** Start DATA EXTRACT **

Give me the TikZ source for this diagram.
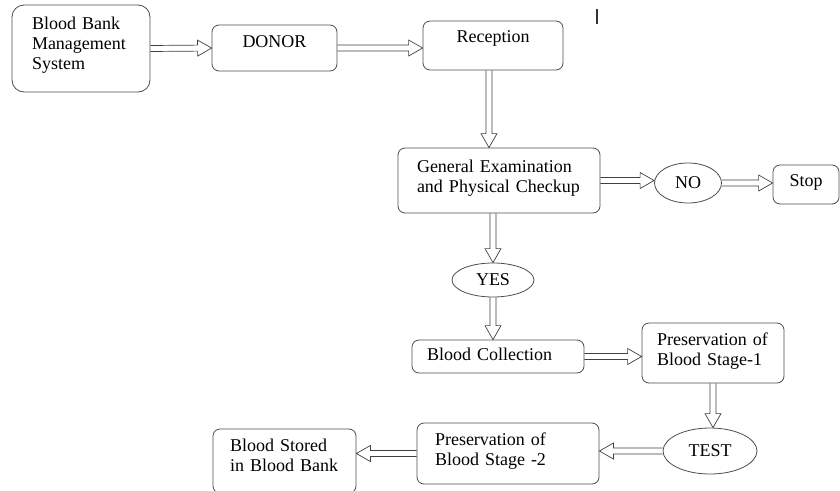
\documentclass[tikz,border=0pt]{standalone}
\usepackage{fontspec}
\setmainfont{Liberation Serif}
\usetikzlibrary{shapes.geometric, calc}
\tikzset{
  stepbox/.style={
    rectangle, rounded corners=7pt, draw=black!70, line width=0.8pt,
    inner sep=0pt, font=\fontsize{18}{20}\selectfont
  },
  decision/.style={
    ellipse, draw=black!70, line width=0.8pt,
    inner sep=0pt, font=\fontsize{18}{20}\selectfont
  },
  % hollow double-line arrow
  flow/.style={
    draw=black!75, line width=0.7pt, line join=miter,
    to path={
      ($(\tikztotarget)!14pt!(\tikztostart)$) coordinate (flowhead)
      ($(\tikztostart)!3pt!90:(\tikztotarget)$)
      -- ($(flowhead)!3pt!90:(\tikztotarget)$)
      -- ($(flowhead)!8pt!90:(\tikztotarget)$)
      -- (\tikztotarget)
      -- ($(flowhead)!8pt!-90:(\tikztotarget)$)
      -- ($(flowhead)!3pt!-90:(\tikztotarget)$)
      -- ($(\tikztostart)!3pt!-90:(\tikztotarget)$)
    }
  }
}

\begin{document}
\begin{tikzpicture}[x=1pt, y=-1pt]
\useasboundingbox (0,0) rectangle (840,490);

\node[stepbox, rounded corners=12pt, minimum width=138pt, minimum height=87pt, text width=98pt, align=left, text depth=51.3pt] (bbms) at (81,48.5) {Blood Bank\\ Management\\ System};
\node[stepbox, minimum width=125pt, minimum height=46pt, text depth=13.9pt] (donor) at (274.5,48) {DONOR};
\node[stepbox, minimum width=140pt, minimum height=49pt, text depth=18.9pt] (reception) at (493,45.5) {Reception};

\node[stepbox, minimum width=202pt, minimum height=65pt, text width=164pt, align=left, text depth=29.3pt] (general) at (499,180.5) {General Examination\\ and Physical Checkup};
\node[decision, minimum width=67pt, minimum height=40pt] (no) at (688,183) {NO};
\node[stepbox, minimum width=66pt, minimum height=39pt, text depth=8.9pt] (stop) at (806,184.5) {Stop};

\node[decision, minimum width=82pt, minimum height=34pt] (yes) at (493,280) {YES};
\node[stepbox, minimum width=172pt, minimum height=33pt, text width=142pt, align=left, text depth=5.3pt] (collect) at (498,356.5) {Blood Collection};
\node[stepbox, minimum width=142pt, minimum height=60pt, text width=112pt, align=left, text depth=28.3pt] (stage1) at (713,353) {Preservation of\\ Blood Stage-1};

\node[decision, minimum width=94pt, minimum height=46pt] (test) at (710,451) {TEST};
\node[stepbox, minimum width=182pt, minimum height=61pt, text width=146pt, align=left, text depth=29.3pt] (stage2) at (508,453.5) {Preservation of\\ Blood Stage -2};
\node[stepbox, minimum width=143pt, minimum height=64pt, text width=109pt, align=left, text depth=32.3pt] (stored) at (284.5,461) {Blood Stored\\ in Blood Bank};

\draw[flow] (bbms.east) to (donor.west);
\draw[flow] (donor.east) to (donor.east -| reception.west);
\draw[flow] ([xshift=-4pt]reception.south) to ([xshift=-4pt]reception.south |- general.north);
\draw[flow] (general.east) to (general.east -| no.west);
\draw[flow] (no.east) to (no.east -| stop.west);
\draw[flow] (general.south -| yes.north) to (yes.north);
\draw[flow] (yes.south) to (yes.south |- collect.north);
\draw[flow] (collect.east) to (collect.east -| stage1.west);
\draw[flow] (stage1.south) to (stage1.south |- test.north);
\draw[flow] (test.west) to (test.west -| stage2.east);
\draw[flow] (stage2.west) to (stage2.west -| stored.east);

% stray mark at the top
\draw[line width=1.6pt, black!80] (597,9) -- (597,24);

\end{tikzpicture}
\end{document}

** End DATA EXTRACT **

**GIVEN PROBLEM**: All of the lines above should be retyped precisely, apart from the pictures.

**WORKED SOLUTION**:
Give me the TikZ source for this diagram.
\documentclass[tikz,border=0pt]{standalone}
\usepackage{fontspec}
\setmainfont{Liberation Serif}
\usetikzlibrary{shapes.geometric, calc}
\tikzset{
  stepbox/.style={
    rectangle, rounded corners=7pt, draw=black!70, line width=0.8pt,
    inner sep=0pt, font=\fontsize{18}{20}\selectfont
  },
  decision/.style={
    ellipse, draw=black!70, line width=0.8pt,
    inner sep=0pt, font=\fontsize{18}{20}\selectfont
  },
  % hollow double-line arrow
  flow/.style={
    draw=black!75, line width=0.7pt, line join=miter,
    to path={
      ($(\tikztotarget)!14pt!(\tikztostart)$) coordinate (flowhead)
      ($(\tikztostart)!3pt!90:(\tikztotarget)$)
      -- ($(flowhead)!3pt!90:(\tikztotarget)$)
      -- ($(flowhead)!8pt!90:(\tikztotarget)$)
      -- (\tikztotarget)
      -- ($(flowhead)!8pt!-90:(\tikztotarget)$)
      -- ($(flowhead)!3pt!-90:(\tikztotarget)$)
      -- ($(\tikztostart)!3pt!-90:(\tikztotarget)$)
    }
  }
}

\begin{document}
\begin{tikzpicture}[x=1pt, y=-1pt]
\useasboundingbox (0,0) rectangle (840,490);

\node[stepbox, rounded corners=12pt, minimum width=138pt, minimum height=87pt, text width=98pt, align=left, text depth=51.3pt] (bbms) at (81,48.5) {Blood Bank\\ Management\\ System};
\node[stepbox, minimum width=125pt, minimum height=46pt, text depth=13.9pt] (donor) at (274.5,48) {DONOR};
\node[stepbox, minimum width=140pt, minimum height=49pt, text depth=18.9pt] (reception) at (493,45.5) {Reception};

\node[stepbox, minimum width=202pt, minimum height=65pt, text width=164pt, align=left, text depth=29.3pt] (general) at (499,180.5) {General Examination\\ and Physical Checkup};
\node[decision, minimum width=67pt, minimum height=40pt] (no) at (688,183) {NO};
\node[stepbox, minimum width=66pt, minimum height=39pt, text depth=8.9pt] (stop) at (806,184.5) {Stop};

\node[decision, minimum width=82pt, minimum height=34pt] (yes) at (493,280) {YES};
\node[stepbox, minimum width=172pt, minimum height=33pt, text width=142pt, align=left, text depth=5.3pt] (collect) at (498,356.5) {Blood Collection};
\node[stepbox, minimum width=142pt, minimum height=60pt, text width=112pt, align=left, text depth=28.3pt] (stage1) at (713,353) {Preservation of\\ Blood Stage-1};

\node[decision, minimum width=94pt, minimum height=46pt] (test) at (710,451) {TEST};
\node[stepbox, minimum width=182pt, minimum height=61pt, text width=146pt, align=left, text depth=29.3pt] (stage2) at (508,453.5) {Preservation of\\ Blood Stage -2};
\node[stepbox, minimum width=143pt, minimum height=64pt, text width=109pt, align=left, text depth=32.3pt] (stored) at (284.5,461) {Blood Stored\\ in Blood Bank};

\draw[flow] (bbms.east) to (donor.west);
\draw[flow] (donor.east) to (donor.east -| reception.west);
\draw[flow] ([xshift=-4pt]reception.south) to ([xshift=-4pt]reception.south |- general.north);
\draw[flow] (general.east) to (general.east -| no.west);
\draw[flow] (no.east) to (no.east -| stop.west);
\draw[flow] (general.south -| yes.north) to (yes.north);
\draw[flow] (yes.south) to (yes.south |- collect.north);
\draw[flow] (collect.east) to (collect.east -| stage1.west);
\draw[flow] (stage1.south) to (stage1.south |- test.north);
\draw[flow] (test.west) to (test.west -| stage2.east);
\draw[flow] (stage2.west) to (stage2.west -| stored.east);

% stray mark at the top
\draw[line width=1.6pt, black!80] (597,9) -- (597,24);

\end{tikzpicture}
\end{document}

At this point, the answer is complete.